Can't argue with that. :confused:

That’s not what the OP is describing. He describes LE using the old record way past the expiration of the TTL.

OP ran into this issue almost 2 months ago. @jsha stated this was (probably recently?) changed, likely because of issues like this. As @joostrijneveld stated, DNS propagation of records with a TTL of 24 hours might actually take more than 24 hours, since other DNS servers between Let’s Encrypt and OPs DNS might have cached the record too. Setting a maximum TTL makes even more sense in this context.

I understand my mistake and that the issue was fixed by (again) messing with the TTL.

I’ll stand by it: Don’t mess with DNS or assume you know better.

If you teach admins that it’s OK to mess up your TTLs during a migration, they won’t learn it. You learn best when you get bitten in the ass and everyone who has to deal with DNS professionally has to know about the TTL game during a migration.

It’s not LE’s place to be the nurse here. There are standards and they are there for a reason.

It seems as if the caching problem still persists. I updated my DNS entry more than 59 hours ago (on Feb 14 01:29, now it’s Feb 16 13:10 in my time zone) but LE still uses the old entry. Some more details:

My domain is lenaschimmel.de, the old IP is 83.169.21.157 and the new one is 176.28.22.249

About 10 hours after updating, I confirmed that the update had propageted across several DNS servers across the globe using https://dnschecker.org/#A/lenaschimmel.de

The TTL of my DNS is configured to be 60 minutes.

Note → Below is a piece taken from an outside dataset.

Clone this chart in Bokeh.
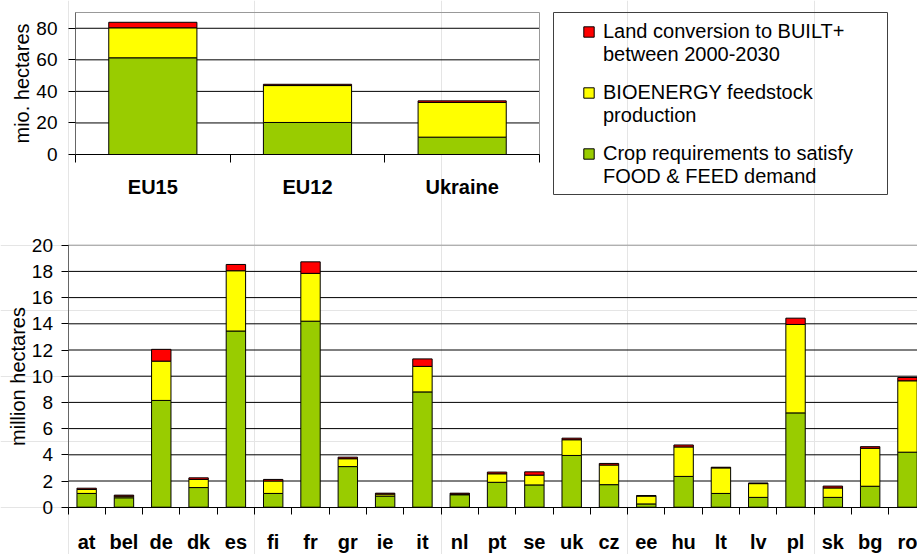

I use ./letsencrypt-auto certonly --webroot -w /var/www/html -d lenaschimmel.de -d www.lenaschimmel.de and get the result:

Failed authorization procedure. www.lenaschimmel.de (http-01): urn:acme:error:unauthorized :: The client lacks sufficient authorization :: Invalid response from http://www.lenaschimmel.de/.well-known/acme-challenge/cCxLuqyFcq6wi33_SrXigXj_ZsH7QowDCvgW0UPPV4w [83.169.21.157]: 404

IMPORTANT NOTES:
 - The following errors were reported by the server:

   Domain: www.lenaschimmel.de
   Type:   unauthorized
   Detail: Invalid response from http://www.lenaschimmel.de/.well-
   known/acme-challenge/<challenge removed from this post>
   [83.169.21.157]: 404

   To fix these errors, please make sure that your domain name was
   entered correctly and the DNS A record(s) for that domain
   contain(s) the right IP address.

I conclude that the LE server still tries to connect to the old IP.

Please note that I retried this approximately every 10 hours since the DNS update. Could it be that some DNS cache only purges the cached IP if it not requested for more than 24 hours?

It could possibly also be due to your NS setup.

If I check what your authoritative nameservers are, I get a response of ns.namespace4you.de and hostmaster.lenaschimmel.de. Asking them what your domain IP address is, ns.namespace4you.de gives the updated 176.28.22.249 whilst your other authoritative nameserver doesn’t respond with the 176.28.22.249 address. Whilst being unresponsive should mean it’s ignored and your other authoritative nameserver used, I’m just windering if it’s just a coincidence that this is on 83.169.21.157. It may be worth either setting that DNS to respond, or removing it as an authorative nameserver.

hostmaster is not a nameserver. You are looking at the SOA.

The problem is that there’s a disparity between the www A record and the domain’s A record. www is definitely still pointing to 83.169.21.157. Only the domain itself is pointing to 176.28.22.249.

3 posts were split to a new topic: DNS resolution problem during issuance for one domain

From our observation these "few minutes ttls" are still a problem.

  1. issuing cert for c1.abc.mydomain.com - that works nicely
  2. issuing cert for c2.abc.mydomain.com like 10 seconds later - that fails because letsencrypt claims there are no acme records in abc.mydomain.com zone while they are, freshly added

Few minutes later - that 2) works.

Issuing service should be reliable operation and do not depend on caching. It isn't unfortunately which is bad.